== GIVEN INSTRUCTION ==
Make an exact copy of the data below, leaving out every picture.

== SUPPLIED MATERIAL ==
· · · · ·

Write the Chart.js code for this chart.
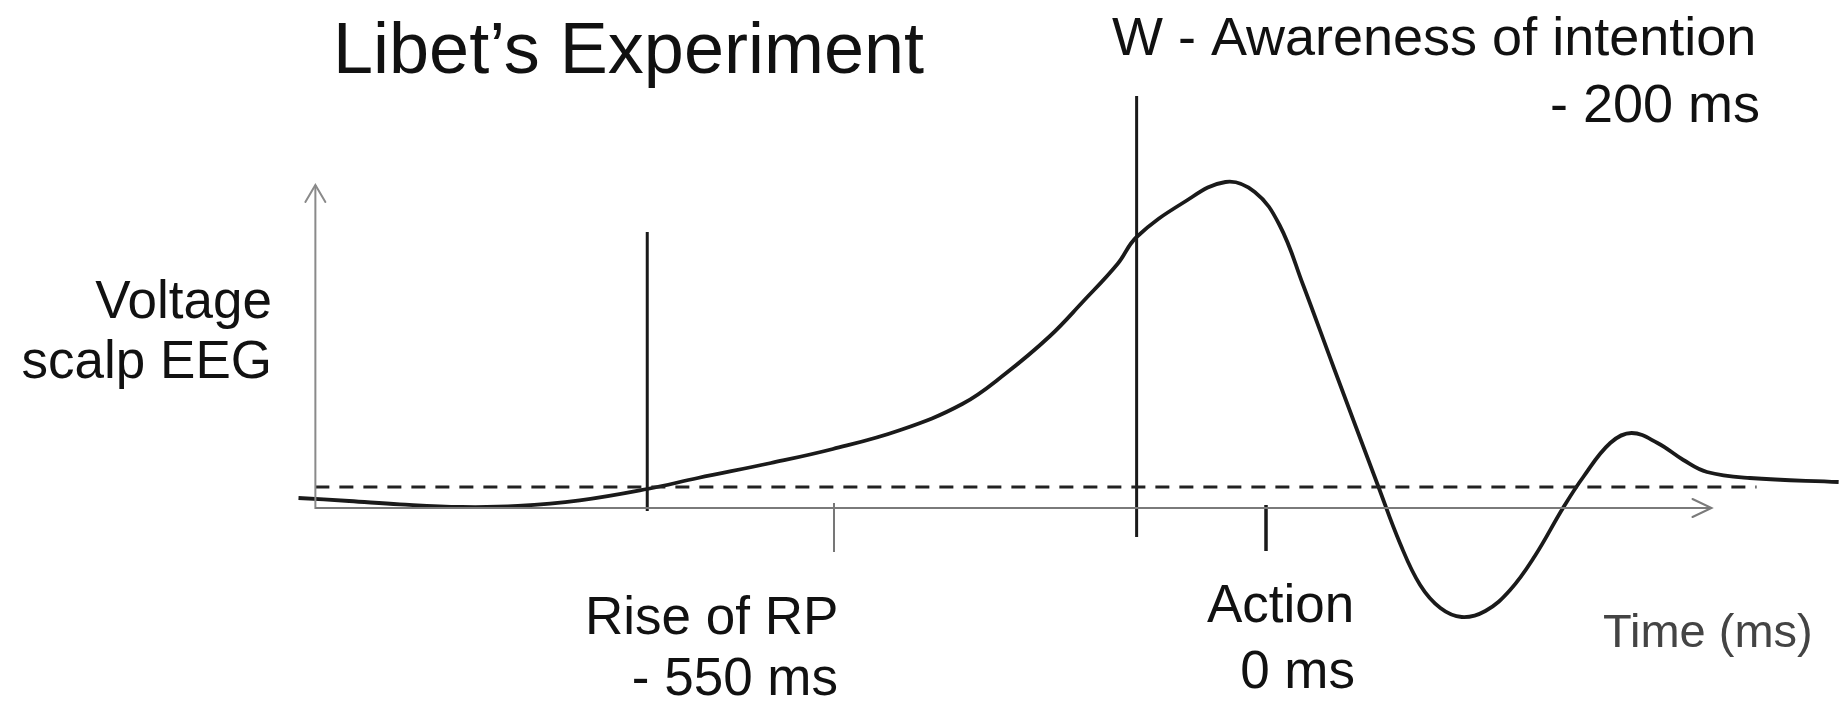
<!DOCTYPE html>
<html>
<head>
<meta charset="utf-8">
<title>Libet's Experiment</title>
<script src="https://cdn.jsdelivr.net/npm/chart.js@4"></script>
<style>
    html, body { margin: 0; padding: 0; background: #fff; }
    #wrap { width: 1839px; height: 710px; position: relative; }
</style>
</head>
<body>
<div id="wrap"><canvas id="libet"></canvas></div>
<script>
// readiness potential, time in ms relative to action, voltage in arbitrary units
const eegTime = [-860, -815, -770, -715, -665, -610, -550, -505, -440, -385, -325, -270, -232, -192, -163, -132, -115, -74, -36, -10, 12, 33, 60, 100, 119, 137, 155, 174, 195, 217, 239, 264, 282, 306, 325, 348, 371, 392, 430, 509];
const eegVoltage = [2.5, 1.75, 0.9, 0.25, 0.5, 1.9, 4.75, 7.5, 11.25, 14.75, 19.5, 26, 33.5, 43, 51.5, 61, 67.75, 76.25, 81.5, 79, 70.75, 55.75, 35.25, 5.25, -8.75, -19.25, -25, -27.25, -25.75, -20.5, -12, 0, 7.75, 16.25, 18.75, 16.25, 12, 9, 7.5, 6.5];

// baseline (dashed) and axes
const baselineLevel = 5.25;
const baselineEnd = 436;
const axisStart = -845;
const axisEnd = 396;
const axisTop = 80.75;

// event markers: vertical lines
const markerTime = [-550, -115, 0];
const markerTop = [69, 103, 0.75];
const markerBottom = [-0.75, -7.25, -10.75];
const tickTime = -384;
const tickRange = [1.25, -11];

// texts
const eventNames = ['Rise of RP', 'W - Awareness of intention', 'Action'];
const eventTimes = ['- 550 ms', '- 200 ms', '0 ms'];
const yTitle = ['Voltage', 'scalp EEG'];
const xTitle = 'Time (ms)';
const chartTitle = 'Libet\u2019s Experiment';

const FONT = '"Liberation Sans", Arial, Helvetica, sans-serif';

function seg(x1, y1, x2, y2) {
    return [{x: x1, y: y1}, {x: x2, y: y2}];
}

function lineSet(data, color, width, dash) {
    return {
        data: data,
        borderColor: color,
        borderWidth: width,
        borderDash: dash || [],
        pointRadius: 0,
        tension: 0,
        fill: false
    };
}

let datasets = [
    lineSet(seg(axisStart, 0, axisEnd, 0), '#7a7a7a', 2),
    lineSet(seg(axisStart, -0.25, axisStart, axisTop), '#8a8a8a', 2),
    lineSet(seg(axisStart, baselineLevel, baselineEnd, baselineLevel), '#222', 3.2, [14, 10]),
    lineSet(seg(tickTime, tickRange[0], tickTime, tickRange[1]), '#777', 2)
];
markerTime.forEach(function (t, i) {
    datasets.push(lineSet(seg(t, markerTop[i], t, markerBottom[i]), '#1a1a1a', i === 2 ? 3.5 : 3));
});
datasets.push({
    data: eegTime.map(function (t, i) { return {x: t, y: eegVoltage[i]}; }),
    borderColor: '#1a1a1a',
    borderWidth: 3.8,
    pointRadius: 0,
    tension: 0.4,
    fill: false
});

let annotations = {
    id: 'annotations',
    afterDatasetsDraw: function (chart) {
        let ctx = chart.ctx;
        let xs = chart.scales.x, ys = chart.scales.y;

        // arrow heads
        ctx.save();
        ctx.lineWidth = 2;
        ctx.lineCap = 'round';
        ctx.strokeStyle = '#8a8a8a';
        let tx = xs.getPixelForValue(axisStart), ty = ys.getPixelForValue(axisTop);
        ctx.beginPath();
        ctx.moveTo(tx - 10, ty + 17);
        ctx.lineTo(tx, ty);
        ctx.lineTo(tx + 10, ty + 17);
        ctx.stroke();
        ctx.strokeStyle = '#7a7a7a';
        tx = xs.getPixelForValue(axisEnd);
        ty = ys.getPixelForValue(0);
        ctx.beginPath();
        ctx.moveTo(tx - 19, ty - 9);
        ctx.lineTo(tx, ty);
        ctx.lineTo(tx - 19, ty + 9);
        ctx.stroke();

        // texts
        ctx.fillStyle = '#111';
        ctx.textBaseline = 'alphabetic';
        ctx.textAlign = 'left';
        ctx.font = '72px ' + FONT;
        ctx.fillText(chartTitle, 333, 73);

        ctx.font = '54px ' + FONT;
        ctx.fillText(eventNames[1], 1112, 55);
        ctx.textAlign = 'right';
        ctx.fillText(eventTimes[1], 1760, 122);

        ctx.font = '53px ' + FONT;
        ctx.fillText(yTitle[0], 272, 318);
        ctx.fillText(yTitle[1], 272, 378);

        ctx.textAlign = 'left';
        ctx.fillText(eventNames[0], 585, 634);
        ctx.textAlign = 'right';
        ctx.fillText(eventTimes[0], 838, 695);

        ctx.textAlign = 'left';
        ctx.fillText(eventNames[2], 1207, 622);
        ctx.textAlign = 'right';
        ctx.fillText(eventTimes[2], 1355, 688);

        ctx.textAlign = 'left';
        ctx.fillStyle = '#444';
        ctx.font = '47px ' + FONT;
        ctx.fillText(xTitle, 1603, 647);
        ctx.restore();
    }
};

new Chart(document.getElementById('libet'), {
    type: 'line',
    data: { datasets: datasets },
    options: {
        responsive: true,
        maintainAspectRatio: false,
        animation: false,
        layout: { padding: 0 },
        plugins: {
            legend: { display: false },
            tooltip: { enabled: false },
            title: { display: false }
        },
        scales: {
            x: { type: 'linear', min: -1125.33, max: 509.33, display: false },
            y: { type: 'linear', min: -50.5, max: 127, display: false }
        }
    },
    plugins: [annotations]
});
</script>
</body>
</html>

· · · · ·

== RESULT FOR THIS TASK ==
Write the Chart.js code for this chart.
<!DOCTYPE html>
<html>
<head>
<meta charset="utf-8">
<title>Libet's Experiment</title>
<script src="https://cdn.jsdelivr.net/npm/chart.js@4"></script>
<style>
    html, body { margin: 0; padding: 0; background: #fff; }
    #wrap { width: 1839px; height: 710px; position: relative; }
</style>
</head>
<body>
<div id="wrap"><canvas id="libet"></canvas></div>
<script>
// readiness potential, time in ms relative to action, voltage in arbitrary units
const eegTime = [-860, -815, -770, -715, -665, -610, -550, -505, -440, -385, -325, -270, -232, -192, -163, -132, -115, -74, -36, -10, 12, 33, 60, 100, 119, 137, 155, 174, 195, 217, 239, 264, 282, 306, 325, 348, 371, 392, 430, 509];
const eegVoltage = [2.5, 1.75, 0.9, 0.25, 0.5, 1.9, 4.75, 7.5, 11.25, 14.75, 19.5, 26, 33.5, 43, 51.5, 61, 67.75, 76.25, 81.5, 79, 70.75, 55.75, 35.25, 5.25, -8.75, -19.25, -25, -27.25, -25.75, -20.5, -12, 0, 7.75, 16.25, 18.75, 16.25, 12, 9, 7.5, 6.5];

// baseline (dashed) and axes
const baselineLevel = 5.25;
const baselineEnd = 436;
const axisStart = -845;
const axisEnd = 396;
const axisTop = 80.75;

// event markers: vertical lines
const markerTime = [-550, -115, 0];
const markerTop = [69, 103, 0.75];
const markerBottom = [-0.75, -7.25, -10.75];
const tickTime = -384;
const tickRange = [1.25, -11];

// texts
const eventNames = ['Rise of RP', 'W - Awareness of intention', 'Action'];
const eventTimes = ['- 550 ms', '- 200 ms', '0 ms'];
const yTitle = ['Voltage', 'scalp EEG'];
const xTitle = 'Time (ms)';
const chartTitle = 'Libet\u2019s Experiment';

const FONT = '"Liberation Sans", Arial, Helvetica, sans-serif';

function seg(x1, y1, x2, y2) {
    return [{x: x1, y: y1}, {x: x2, y: y2}];
}

function lineSet(data, color, width, dash) {
    return {
        data: data,
        borderColor: color,
        borderWidth: width,
        borderDash: dash || [],
        pointRadius: 0,
        tension: 0,
        fill: false
    };
}

let datasets = [
    lineSet(seg(axisStart, 0, axisEnd, 0), '#7a7a7a', 2),
    lineSet(seg(axisStart, -0.25, axisStart, axisTop), '#8a8a8a', 2),
    lineSet(seg(axisStart, baselineLevel, baselineEnd, baselineLevel), '#222', 3.2, [14, 10]),
    lineSet(seg(tickTime, tickRange[0], tickTime, tickRange[1]), '#777', 2)
];
markerTime.forEach(function (t, i) {
    datasets.push(lineSet(seg(t, markerTop[i], t, markerBottom[i]), '#1a1a1a', i === 2 ? 3.5 : 3));
});
datasets.push({
    data: eegTime.map(function (t, i) { return {x: t, y: eegVoltage[i]}; }),
    borderColor: '#1a1a1a',
    borderWidth: 3.8,
    pointRadius: 0,
    tension: 0.4,
    fill: false
});

let annotations = {
    id: 'annotations',
    afterDatasetsDraw: function (chart) {
        let ctx = chart.ctx;
        let xs = chart.scales.x, ys = chart.scales.y;

        // arrow heads
        ctx.save();
        ctx.lineWidth = 2;
        ctx.lineCap = 'round';
        ctx.strokeStyle = '#8a8a8a';
        let tx = xs.getPixelForValue(axisStart), ty = ys.getPixelForValue(axisTop);
        ctx.beginPath();
        ctx.moveTo(tx - 10, ty + 17);
        ctx.lineTo(tx, ty);
        ctx.lineTo(tx + 10, ty + 17);
        ctx.stroke();
        ctx.strokeStyle = '#7a7a7a';
        tx = xs.getPixelForValue(axisEnd);
        ty = ys.getPixelForValue(0);
        ctx.beginPath();
        ctx.moveTo(tx - 19, ty - 9);
        ctx.lineTo(tx, ty);
        ctx.lineTo(tx - 19, ty + 9);
        ctx.stroke();

        // texts
        ctx.fillStyle = '#111';
        ctx.textBaseline = 'alphabetic';
        ctx.textAlign = 'left';
        ctx.font = '72px ' + FONT;
        ctx.fillText(chartTitle, 333, 73);

        ctx.font = '54px ' + FONT;
        ctx.fillText(eventNames[1], 1112, 55);
        ctx.textAlign = 'right';
        ctx.fillText(eventTimes[1], 1760, 122);

        ctx.font = '53px ' + FONT;
        ctx.fillText(yTitle[0], 272, 318);
        ctx.fillText(yTitle[1], 272, 378);

        ctx.textAlign = 'left';
        ctx.fillText(eventNames[0], 585, 634);
        ctx.textAlign = 'right';
        ctx.fillText(eventTimes[0], 838, 695);

        ctx.textAlign = 'left';
        ctx.fillText(eventNames[2], 1207, 622);
        ctx.textAlign = 'right';
        ctx.fillText(eventTimes[2], 1355, 688);

        ctx.textAlign = 'left';
        ctx.fillStyle = '#444';
        ctx.font = '47px ' + FONT;
        ctx.fillText(xTitle, 1603, 647);
        ctx.restore();
    }
};

new Chart(document.getElementById('libet'), {
    type: 'line',
    data: { datasets: datasets },
    options: {
        responsive: true,
        maintainAspectRatio: false,
        animation: false,
        layout: { padding: 0 },
        plugins: {
            legend: { display: false },
            tooltip: { enabled: false },
            title: { display: false }
        },
        scales: {
            x: { type: 'linear', min: -1125.33, max: 509.33, display: false },
            y: { type: 'linear', min: -50.5, max: 127, display: false }
        }
    },
    plugins: [annotations]
});
</script>
</body>
</html>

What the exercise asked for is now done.